#### Given request
Exactly the lines from the one with "Rebuild this chart" through the one with "import seaborn as sns", inclusive, are to be repeated, and the pictures are not.

** START Provided records **

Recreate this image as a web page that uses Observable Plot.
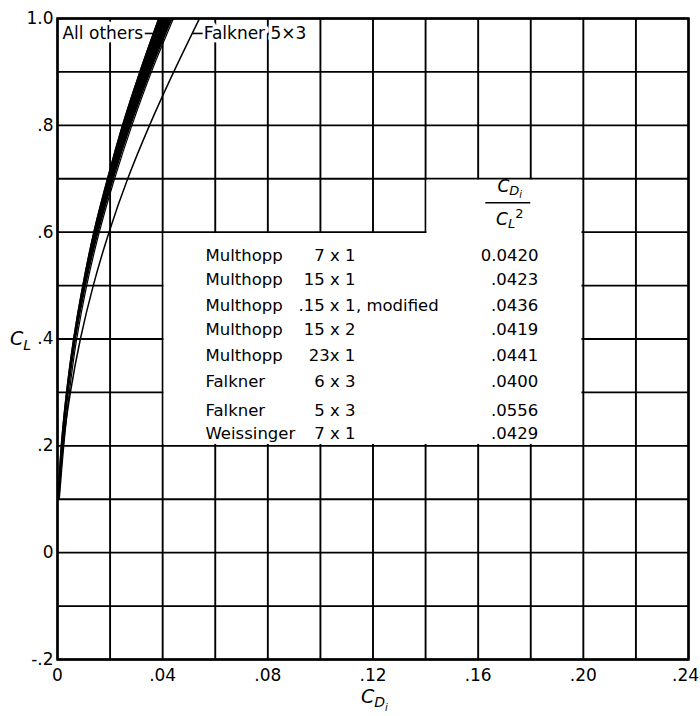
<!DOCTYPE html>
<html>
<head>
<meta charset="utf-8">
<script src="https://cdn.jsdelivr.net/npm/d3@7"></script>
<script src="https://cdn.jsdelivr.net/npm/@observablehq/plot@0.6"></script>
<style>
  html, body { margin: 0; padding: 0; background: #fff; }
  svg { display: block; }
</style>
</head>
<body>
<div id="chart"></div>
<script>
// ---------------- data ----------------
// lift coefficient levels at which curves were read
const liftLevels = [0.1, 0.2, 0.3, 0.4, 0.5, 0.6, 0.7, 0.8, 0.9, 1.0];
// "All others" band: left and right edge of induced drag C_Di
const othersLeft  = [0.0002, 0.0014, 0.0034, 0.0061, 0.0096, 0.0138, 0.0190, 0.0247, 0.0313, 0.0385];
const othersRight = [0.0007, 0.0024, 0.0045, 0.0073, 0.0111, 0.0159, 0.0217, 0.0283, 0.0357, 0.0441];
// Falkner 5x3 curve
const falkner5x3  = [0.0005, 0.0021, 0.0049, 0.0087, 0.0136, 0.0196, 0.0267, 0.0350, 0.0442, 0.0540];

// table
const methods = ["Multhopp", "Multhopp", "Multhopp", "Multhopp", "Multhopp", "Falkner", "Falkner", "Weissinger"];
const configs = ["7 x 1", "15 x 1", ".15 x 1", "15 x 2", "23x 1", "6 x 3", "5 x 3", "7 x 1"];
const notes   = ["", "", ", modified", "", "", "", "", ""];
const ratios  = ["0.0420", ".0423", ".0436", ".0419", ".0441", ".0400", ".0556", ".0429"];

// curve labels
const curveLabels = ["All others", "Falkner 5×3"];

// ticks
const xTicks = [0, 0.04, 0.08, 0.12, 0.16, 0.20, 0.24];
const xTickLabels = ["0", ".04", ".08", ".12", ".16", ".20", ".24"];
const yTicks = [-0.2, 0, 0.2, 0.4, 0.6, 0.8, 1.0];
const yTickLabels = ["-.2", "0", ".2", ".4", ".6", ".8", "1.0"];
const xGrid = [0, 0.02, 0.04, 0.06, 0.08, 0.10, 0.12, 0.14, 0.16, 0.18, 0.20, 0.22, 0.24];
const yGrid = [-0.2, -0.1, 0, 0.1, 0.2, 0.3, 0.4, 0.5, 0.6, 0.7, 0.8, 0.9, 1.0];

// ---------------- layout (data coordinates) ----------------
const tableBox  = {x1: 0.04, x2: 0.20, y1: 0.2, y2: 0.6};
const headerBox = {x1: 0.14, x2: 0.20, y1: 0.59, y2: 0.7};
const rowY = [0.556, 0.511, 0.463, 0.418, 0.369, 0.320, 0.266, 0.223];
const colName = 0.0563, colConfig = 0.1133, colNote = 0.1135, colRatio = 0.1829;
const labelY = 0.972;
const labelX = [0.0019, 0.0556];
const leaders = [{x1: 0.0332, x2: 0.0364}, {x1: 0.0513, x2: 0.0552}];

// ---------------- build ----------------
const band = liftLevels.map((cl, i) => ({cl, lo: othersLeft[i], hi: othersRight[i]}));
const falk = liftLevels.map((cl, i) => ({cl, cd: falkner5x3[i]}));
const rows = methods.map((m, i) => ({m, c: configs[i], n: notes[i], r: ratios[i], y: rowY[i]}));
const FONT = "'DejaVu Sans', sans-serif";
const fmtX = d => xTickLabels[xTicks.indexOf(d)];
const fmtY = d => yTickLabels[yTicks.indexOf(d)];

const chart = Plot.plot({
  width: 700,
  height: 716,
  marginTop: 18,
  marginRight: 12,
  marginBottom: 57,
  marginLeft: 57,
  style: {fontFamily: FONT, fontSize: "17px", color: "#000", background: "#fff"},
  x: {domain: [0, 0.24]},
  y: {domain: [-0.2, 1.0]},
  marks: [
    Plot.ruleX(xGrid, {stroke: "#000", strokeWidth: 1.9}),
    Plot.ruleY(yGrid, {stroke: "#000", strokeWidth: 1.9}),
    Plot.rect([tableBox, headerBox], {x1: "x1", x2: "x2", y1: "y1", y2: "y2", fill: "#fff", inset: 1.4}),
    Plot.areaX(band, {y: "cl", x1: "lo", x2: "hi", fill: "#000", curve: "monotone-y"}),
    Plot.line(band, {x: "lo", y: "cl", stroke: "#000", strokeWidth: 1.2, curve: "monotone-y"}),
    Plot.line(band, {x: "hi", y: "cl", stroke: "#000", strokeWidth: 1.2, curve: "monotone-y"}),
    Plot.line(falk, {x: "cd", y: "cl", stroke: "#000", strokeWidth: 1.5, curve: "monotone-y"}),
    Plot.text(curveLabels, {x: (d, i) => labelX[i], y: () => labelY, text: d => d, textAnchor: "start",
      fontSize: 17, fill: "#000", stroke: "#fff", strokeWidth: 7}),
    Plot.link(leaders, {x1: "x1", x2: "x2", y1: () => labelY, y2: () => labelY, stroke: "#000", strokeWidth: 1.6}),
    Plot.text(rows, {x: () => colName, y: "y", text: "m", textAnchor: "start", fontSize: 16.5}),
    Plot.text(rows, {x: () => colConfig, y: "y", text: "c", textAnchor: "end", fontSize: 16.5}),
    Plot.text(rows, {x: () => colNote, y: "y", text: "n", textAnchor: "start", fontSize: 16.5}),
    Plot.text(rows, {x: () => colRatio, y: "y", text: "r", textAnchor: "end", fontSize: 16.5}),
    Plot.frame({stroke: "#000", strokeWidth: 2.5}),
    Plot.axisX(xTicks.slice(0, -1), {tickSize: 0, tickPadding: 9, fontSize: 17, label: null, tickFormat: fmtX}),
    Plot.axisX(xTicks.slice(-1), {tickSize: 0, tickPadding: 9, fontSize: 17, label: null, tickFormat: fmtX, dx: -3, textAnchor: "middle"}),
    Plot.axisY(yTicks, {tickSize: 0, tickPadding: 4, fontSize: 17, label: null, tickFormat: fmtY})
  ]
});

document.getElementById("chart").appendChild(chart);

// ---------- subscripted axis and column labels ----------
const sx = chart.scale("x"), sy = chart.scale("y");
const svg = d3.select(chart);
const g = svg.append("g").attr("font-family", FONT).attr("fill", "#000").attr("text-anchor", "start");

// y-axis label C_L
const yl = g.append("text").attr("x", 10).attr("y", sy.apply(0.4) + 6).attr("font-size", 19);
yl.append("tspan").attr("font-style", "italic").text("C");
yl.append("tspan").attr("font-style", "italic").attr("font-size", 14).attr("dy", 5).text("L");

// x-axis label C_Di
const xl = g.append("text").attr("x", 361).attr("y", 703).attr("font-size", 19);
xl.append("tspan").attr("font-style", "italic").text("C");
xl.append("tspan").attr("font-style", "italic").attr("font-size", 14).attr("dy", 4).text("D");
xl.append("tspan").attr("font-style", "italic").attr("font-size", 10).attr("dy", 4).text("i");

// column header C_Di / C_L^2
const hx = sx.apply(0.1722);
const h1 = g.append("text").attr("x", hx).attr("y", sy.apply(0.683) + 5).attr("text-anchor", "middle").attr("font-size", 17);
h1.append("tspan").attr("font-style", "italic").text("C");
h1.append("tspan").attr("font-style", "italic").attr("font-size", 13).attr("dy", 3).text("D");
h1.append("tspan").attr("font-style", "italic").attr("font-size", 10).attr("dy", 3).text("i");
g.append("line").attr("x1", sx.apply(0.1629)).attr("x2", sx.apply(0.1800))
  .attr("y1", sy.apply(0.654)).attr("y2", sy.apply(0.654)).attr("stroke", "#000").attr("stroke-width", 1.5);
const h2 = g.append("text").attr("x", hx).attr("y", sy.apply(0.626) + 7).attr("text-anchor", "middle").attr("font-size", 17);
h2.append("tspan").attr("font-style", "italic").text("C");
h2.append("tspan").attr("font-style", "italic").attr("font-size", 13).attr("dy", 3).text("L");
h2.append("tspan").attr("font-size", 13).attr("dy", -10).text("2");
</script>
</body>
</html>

** END Provided records **
** START Provided records **

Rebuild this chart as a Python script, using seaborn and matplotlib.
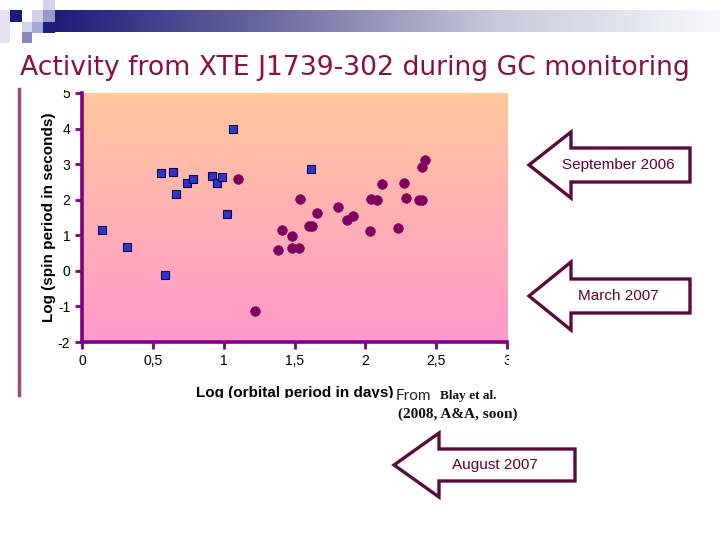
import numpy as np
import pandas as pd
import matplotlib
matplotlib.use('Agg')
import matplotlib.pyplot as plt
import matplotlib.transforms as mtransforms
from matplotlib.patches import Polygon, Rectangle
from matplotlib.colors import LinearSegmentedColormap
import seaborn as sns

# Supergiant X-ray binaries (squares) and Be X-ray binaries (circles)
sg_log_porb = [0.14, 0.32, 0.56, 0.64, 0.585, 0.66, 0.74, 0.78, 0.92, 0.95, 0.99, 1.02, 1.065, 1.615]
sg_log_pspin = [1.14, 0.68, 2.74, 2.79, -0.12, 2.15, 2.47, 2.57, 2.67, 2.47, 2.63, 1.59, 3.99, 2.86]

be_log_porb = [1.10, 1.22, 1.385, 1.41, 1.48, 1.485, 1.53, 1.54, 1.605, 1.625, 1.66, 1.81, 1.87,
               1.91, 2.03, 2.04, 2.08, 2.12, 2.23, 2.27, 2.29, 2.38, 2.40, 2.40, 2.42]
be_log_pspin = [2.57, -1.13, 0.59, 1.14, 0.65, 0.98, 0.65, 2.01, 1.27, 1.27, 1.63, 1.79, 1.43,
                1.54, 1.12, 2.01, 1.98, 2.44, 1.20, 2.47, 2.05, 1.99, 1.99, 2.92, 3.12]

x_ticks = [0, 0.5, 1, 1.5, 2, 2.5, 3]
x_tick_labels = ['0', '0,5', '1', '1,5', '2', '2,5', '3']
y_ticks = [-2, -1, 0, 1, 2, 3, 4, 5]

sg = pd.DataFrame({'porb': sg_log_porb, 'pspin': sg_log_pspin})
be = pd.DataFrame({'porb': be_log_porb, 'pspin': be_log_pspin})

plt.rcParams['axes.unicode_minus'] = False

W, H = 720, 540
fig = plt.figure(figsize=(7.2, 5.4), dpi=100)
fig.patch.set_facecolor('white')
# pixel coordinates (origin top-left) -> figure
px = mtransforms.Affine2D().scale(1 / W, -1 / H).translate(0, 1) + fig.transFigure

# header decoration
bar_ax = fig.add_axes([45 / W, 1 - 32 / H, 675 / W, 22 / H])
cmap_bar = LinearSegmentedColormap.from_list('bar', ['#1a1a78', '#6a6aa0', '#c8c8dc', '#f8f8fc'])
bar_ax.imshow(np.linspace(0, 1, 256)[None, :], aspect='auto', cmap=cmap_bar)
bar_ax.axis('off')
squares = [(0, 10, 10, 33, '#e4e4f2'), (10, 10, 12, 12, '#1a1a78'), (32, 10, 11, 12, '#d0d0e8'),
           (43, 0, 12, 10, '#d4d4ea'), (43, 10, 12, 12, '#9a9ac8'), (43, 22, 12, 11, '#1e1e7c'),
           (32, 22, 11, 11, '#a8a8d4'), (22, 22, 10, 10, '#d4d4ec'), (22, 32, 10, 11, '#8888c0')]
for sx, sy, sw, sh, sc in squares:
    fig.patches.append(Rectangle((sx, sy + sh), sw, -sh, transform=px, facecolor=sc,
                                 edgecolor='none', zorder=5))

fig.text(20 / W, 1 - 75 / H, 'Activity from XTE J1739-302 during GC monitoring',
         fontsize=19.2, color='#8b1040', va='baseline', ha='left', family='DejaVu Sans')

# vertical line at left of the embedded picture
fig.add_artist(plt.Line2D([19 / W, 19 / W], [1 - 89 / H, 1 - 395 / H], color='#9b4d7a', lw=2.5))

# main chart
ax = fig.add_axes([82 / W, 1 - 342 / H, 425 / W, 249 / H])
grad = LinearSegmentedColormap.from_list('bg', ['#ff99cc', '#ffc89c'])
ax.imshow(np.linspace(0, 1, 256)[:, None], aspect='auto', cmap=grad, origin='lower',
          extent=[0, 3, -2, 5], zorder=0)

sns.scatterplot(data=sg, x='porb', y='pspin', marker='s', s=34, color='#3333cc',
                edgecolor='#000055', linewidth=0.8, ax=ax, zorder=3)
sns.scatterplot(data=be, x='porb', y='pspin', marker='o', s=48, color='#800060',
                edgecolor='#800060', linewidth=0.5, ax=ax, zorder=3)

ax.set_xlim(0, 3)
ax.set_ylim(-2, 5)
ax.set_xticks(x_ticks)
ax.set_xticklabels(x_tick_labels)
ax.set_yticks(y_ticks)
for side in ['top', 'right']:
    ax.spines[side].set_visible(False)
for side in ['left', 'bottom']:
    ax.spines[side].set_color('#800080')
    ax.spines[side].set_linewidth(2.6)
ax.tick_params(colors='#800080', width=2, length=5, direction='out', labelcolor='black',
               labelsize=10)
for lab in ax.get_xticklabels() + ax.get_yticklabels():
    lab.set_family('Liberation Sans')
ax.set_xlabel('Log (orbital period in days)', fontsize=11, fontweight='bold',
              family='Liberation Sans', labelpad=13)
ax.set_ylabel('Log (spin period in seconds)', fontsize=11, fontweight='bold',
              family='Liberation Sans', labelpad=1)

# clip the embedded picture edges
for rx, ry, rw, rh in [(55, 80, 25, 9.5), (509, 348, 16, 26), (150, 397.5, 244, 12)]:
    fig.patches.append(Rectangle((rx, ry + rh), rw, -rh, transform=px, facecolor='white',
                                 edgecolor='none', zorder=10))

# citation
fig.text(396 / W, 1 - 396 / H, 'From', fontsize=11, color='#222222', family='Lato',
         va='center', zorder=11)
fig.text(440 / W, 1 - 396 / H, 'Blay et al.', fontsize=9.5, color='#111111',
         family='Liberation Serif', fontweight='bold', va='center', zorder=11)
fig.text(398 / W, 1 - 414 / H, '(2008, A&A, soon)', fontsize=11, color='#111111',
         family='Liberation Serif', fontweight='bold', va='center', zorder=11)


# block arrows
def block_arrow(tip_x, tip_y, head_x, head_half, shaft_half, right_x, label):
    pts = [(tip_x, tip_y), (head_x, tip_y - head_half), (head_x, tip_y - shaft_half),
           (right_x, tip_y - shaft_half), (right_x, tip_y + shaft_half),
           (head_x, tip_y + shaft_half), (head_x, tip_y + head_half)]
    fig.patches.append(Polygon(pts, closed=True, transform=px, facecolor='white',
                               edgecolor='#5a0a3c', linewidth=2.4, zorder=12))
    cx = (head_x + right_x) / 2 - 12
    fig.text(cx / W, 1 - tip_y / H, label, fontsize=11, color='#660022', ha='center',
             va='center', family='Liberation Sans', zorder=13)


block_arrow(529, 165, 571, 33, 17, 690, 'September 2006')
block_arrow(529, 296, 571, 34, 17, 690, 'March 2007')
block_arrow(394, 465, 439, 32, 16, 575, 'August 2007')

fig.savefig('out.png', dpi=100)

** END Provided records **
** START Provided records **

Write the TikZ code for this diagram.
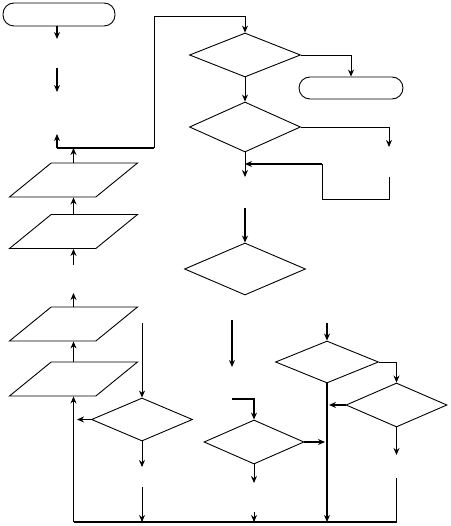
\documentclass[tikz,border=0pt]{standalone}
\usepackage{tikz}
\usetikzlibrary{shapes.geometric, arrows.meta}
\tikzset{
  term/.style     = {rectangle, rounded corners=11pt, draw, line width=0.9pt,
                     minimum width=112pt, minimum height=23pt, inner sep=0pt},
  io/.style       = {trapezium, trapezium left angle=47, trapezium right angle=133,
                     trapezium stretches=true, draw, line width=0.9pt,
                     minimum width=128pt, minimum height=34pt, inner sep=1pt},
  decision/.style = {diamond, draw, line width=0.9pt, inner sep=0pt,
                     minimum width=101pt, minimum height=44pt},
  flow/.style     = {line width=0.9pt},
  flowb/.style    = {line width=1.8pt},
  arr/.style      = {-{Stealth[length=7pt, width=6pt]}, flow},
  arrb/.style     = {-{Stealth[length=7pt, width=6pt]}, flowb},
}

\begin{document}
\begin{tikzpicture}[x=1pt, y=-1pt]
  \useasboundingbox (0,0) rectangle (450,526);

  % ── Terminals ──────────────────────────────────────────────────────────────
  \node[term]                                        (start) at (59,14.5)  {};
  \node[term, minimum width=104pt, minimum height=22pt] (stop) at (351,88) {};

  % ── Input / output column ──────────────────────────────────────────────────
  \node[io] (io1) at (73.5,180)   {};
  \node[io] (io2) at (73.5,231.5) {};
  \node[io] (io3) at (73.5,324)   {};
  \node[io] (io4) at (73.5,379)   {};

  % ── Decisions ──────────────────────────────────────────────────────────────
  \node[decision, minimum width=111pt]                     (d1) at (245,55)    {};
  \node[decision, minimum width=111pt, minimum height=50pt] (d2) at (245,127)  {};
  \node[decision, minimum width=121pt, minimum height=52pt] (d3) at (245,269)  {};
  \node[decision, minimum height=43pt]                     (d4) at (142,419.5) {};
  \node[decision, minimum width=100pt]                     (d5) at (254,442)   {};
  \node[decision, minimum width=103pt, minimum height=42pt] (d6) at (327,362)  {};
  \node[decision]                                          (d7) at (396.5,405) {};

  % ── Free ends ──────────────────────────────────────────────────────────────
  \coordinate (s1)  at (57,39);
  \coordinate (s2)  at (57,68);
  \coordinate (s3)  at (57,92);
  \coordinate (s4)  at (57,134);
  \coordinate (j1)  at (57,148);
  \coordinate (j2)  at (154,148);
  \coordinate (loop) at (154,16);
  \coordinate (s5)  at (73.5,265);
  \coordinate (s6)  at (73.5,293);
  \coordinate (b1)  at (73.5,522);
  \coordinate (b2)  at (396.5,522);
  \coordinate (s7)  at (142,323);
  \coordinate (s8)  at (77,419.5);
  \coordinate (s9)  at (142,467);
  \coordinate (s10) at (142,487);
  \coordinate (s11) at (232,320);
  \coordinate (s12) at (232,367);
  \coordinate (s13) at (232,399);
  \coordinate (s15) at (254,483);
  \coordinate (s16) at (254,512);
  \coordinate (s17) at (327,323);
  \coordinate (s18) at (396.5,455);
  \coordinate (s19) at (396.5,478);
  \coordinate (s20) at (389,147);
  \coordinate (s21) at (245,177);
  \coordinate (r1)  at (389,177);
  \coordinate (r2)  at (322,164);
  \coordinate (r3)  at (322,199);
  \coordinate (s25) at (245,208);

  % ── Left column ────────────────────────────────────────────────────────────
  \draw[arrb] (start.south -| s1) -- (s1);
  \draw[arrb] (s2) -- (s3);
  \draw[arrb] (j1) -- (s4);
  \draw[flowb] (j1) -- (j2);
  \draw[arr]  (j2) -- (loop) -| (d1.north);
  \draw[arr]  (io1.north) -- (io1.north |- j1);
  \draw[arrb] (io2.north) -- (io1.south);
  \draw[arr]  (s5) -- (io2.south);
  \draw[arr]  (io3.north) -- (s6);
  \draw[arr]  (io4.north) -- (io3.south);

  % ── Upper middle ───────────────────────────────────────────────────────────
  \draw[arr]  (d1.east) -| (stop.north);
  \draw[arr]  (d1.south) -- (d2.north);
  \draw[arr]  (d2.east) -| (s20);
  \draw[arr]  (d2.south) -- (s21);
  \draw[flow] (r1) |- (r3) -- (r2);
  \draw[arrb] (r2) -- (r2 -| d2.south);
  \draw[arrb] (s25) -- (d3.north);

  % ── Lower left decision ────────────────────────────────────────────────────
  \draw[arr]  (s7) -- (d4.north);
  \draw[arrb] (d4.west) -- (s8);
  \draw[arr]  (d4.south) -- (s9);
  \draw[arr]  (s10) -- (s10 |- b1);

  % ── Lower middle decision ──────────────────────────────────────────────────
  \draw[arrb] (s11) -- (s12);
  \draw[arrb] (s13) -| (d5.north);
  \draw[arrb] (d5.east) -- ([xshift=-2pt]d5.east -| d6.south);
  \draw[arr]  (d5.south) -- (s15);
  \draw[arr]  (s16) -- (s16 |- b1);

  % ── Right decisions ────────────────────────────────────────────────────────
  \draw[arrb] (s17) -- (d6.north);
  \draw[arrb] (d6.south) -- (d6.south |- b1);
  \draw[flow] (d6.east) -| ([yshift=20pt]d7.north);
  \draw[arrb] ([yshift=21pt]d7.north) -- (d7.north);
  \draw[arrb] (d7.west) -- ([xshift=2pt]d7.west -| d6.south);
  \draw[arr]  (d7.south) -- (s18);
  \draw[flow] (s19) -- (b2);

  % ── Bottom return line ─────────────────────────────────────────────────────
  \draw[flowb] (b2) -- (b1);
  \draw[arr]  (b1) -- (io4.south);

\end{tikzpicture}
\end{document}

** END Provided records **

#### Solved exercise
Rebuild this chart as a Python script, using seaborn and matplotlib.
import numpy as np
import pandas as pd
import matplotlib
matplotlib.use('Agg')
import matplotlib.pyplot as plt
import matplotlib.transforms as mtransforms
from matplotlib.patches import Polygon, Rectangle
from matplotlib.colors import LinearSegmentedColormap
import seaborn as sns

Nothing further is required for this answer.